# I'll be using the Qimeng Plus only for a whole day and I need some challenges. Sorry! :(



## Mr. McCubing (Dec 8, 2020)

So I''ll be using the Qimeng Plus (90mm) only for a whole day and I need some challenges. I'll be making a video on my YouTube channel of it. But just solves would be boring. So that's where you come in. If you want your comment be featured in the video, then suggest a challenge for me to do with the Plus. When the video is posted I'll put the link here, so make sure to keep watching this thread.


----------



## TNL Cubing (Dec 8, 2020)

Awesome logo!

1. Solving the 90mm cube one handed.

2. Trying different methods? i.e. CFOP, Roux, ZZ, Petrus, Beginners?

3. Solving it with no tabling.

Hope these are alright  Best of luck, and I look forward to seeing the video!


----------



## Lilas ma (Dec 8, 2020)

Solve the it with 1 fingers in each hand


----------



## GAN CUBER (Dec 8, 2020)

Solve it with roux or any other method you know
Try solving it blindfolded


----------



## Mr. McCubing (Dec 8, 2020)

Lilas ma said:


> Solve the it with 1 fingers in each hand


Challenge Accepted


----------



## Mr. McCubing (Dec 8, 2020)

TNL Cubing said:


> Awesome logo!
> 
> 1. Solving the 90mm cube one handed.
> 
> ...


Bet. BTW U R Famous no matter what ur bro thinks. lol


----------



## Mr. McCubing (Dec 8, 2020)

GAN CUBER said:


> Solve it with roux or any other method you know
> Try solving it blindfolded


Sorry can't do blind and don't know other method.


----------



## MJS Cubing (Dec 8, 2020)

Try solving using only 1 PLL. Jperm has already used J perm so try another one.


----------



## Mr. McCubing (Dec 8, 2020)

MJS Cubing said:


> Try solving using only 1 PLL. Jperm has already used J perm so try another one.


I don't know all PLL's. But I could do T perm.


----------



## MJS Cubing (Dec 8, 2020)

Mr. McCubing said:


> I don't know all PLL's. But I could do T perm.


Yeah, and it’s not too hard to learn another PLL.


----------



## Mr. McCubing (Dec 8, 2020)

MJS Cubing said:


> Yeah, and it’s not too hard to learn another PLL.

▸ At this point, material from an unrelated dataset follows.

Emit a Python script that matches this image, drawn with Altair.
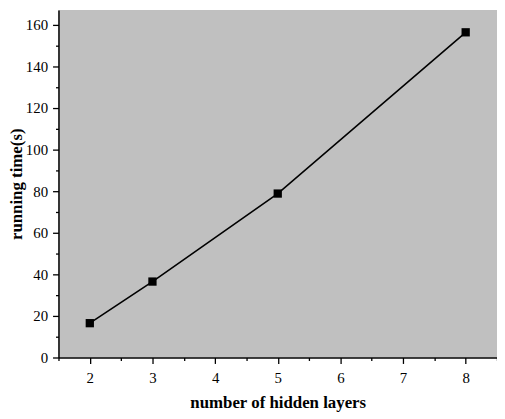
import altair as alt
import pandas as pd

layers = [2, 3, 5, 8]
running_time = [16.5, 36.5, 78.8, 156.3]

x_ticks = [1.5, 2, 2.5, 3, 3.5, 4, 4.5, 5, 5.5, 6, 6.5, 7, 7.5, 8, 8.5]
y_ticks = [0, 10, 20, 30, 40, 50, 60, 70, 80, 90, 100, 110, 120, 130, 140, 150, 160]

df = pd.DataFrame({"layers": layers, "time": running_time})

font = "Liberation Serif"

x_enc = alt.X(
    "layers:Q",
    scale=alt.Scale(domain=[1.5, 8.5], nice=False, zero=False),
    axis=alt.Axis(
        title="number of hidden layers",
        values=x_ticks,
        labelExpr="(datum.value % 1 === 0 && datum.value >= 2 && datum.value <= 8) ? ('' + datum.value) : ''",
        tickSize={"condition": {"test": "datum.value % 1 !== 0", "value": 3}, "value": 6},
        grid=False,
        labelPadding=7,
        titlePadding=10,
        labelFont=font,
        titleFont=font,
    ),
)
y_enc = alt.Y(
    "time:Q",
    scale=alt.Scale(domain=[0, 167], nice=False),
    axis=alt.Axis(
        title="running time(s)",
        values=y_ticks,
        labelExpr="datum.value % 20 === 0 ? ('' + datum.value) : ''",
        tickSize={"condition": {"test": "datum.value % 20 !== 0", "value": 3}, "value": 6},
        grid=False,
        labelPadding=5,
        titlePadding=0,
        labelFont=font,
        titleFont=font,
    ),
)

base = alt.Chart(df).encode(x=x_enc, y=y_enc)
line = base.mark_line(color="black", strokeWidth=1.6)
pts = base.mark_point(shape="square", filled=True, color="black", size=70, opacity=1)

chart = (
    alt.layer(line, pts)
    .properties(
        width=443,
        height=351,
        autosize=alt.AutoSizeParams(type="none"),
        padding={"left": 51, "top": 0, "right": 0, "bottom": 55},
    )
    .configure_view(fill="#c0c0c0", stroke=None)
    .configure_axis(
        domainColor="black",
        domainWidth=1.5,
        tickColor="black",
        tickWidth=1.3,
        labelFont=font,
        labelFontSize=15,
        labelColor="black",
        titleFont=font,
        titleFontSize=17,
        titleFontWeight="bold",
        titleColor="black",
        labelFlush=False,
        labelOverlap=False,
    )
)

chart.save("out.html", embed_options={"renderer": "svg", "actions": False})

So do I do one PLL for the whole cube?


----------



## MJS Cubing (Dec 8, 2020)

Mr. McCubing said:


> So do I do one PLL for the whole cube?


Yes, any one of them except for j perm. if that’s too hard, just try using all the plls.


----------



## Jam88 (Dec 8, 2020)

TNL Cubing said:


> Awesome logo!
> 
> 1. Solving the 90mm cube one handed.
> 
> ...


TNL FTW
Great vids bro
also @Mr. McCubing bld or feet?


----------



## TNL Cubing (Dec 8, 2020)

Mr. McCubing said:


> Bet. BTW U R Famous no matter what ur bro thinks. lol





Jam88 said:


> TNL FTW
> Great vids bro
> also @Mr. McCubing bld or feet?



thanks people


----------



## Tabe (Dec 8, 2020)

TNL Cubing said:


> 3. Solving it with no tabling.


Solving with no tabling? That's the same as any other solve - the cube is only 9cm and easily held in your hands.


----------



## TNL Cubing (Dec 8, 2020)

Tabe said:


> Solving with no tabling? That's the same as any other solve - the cube is only 9cm and easily held in your hands.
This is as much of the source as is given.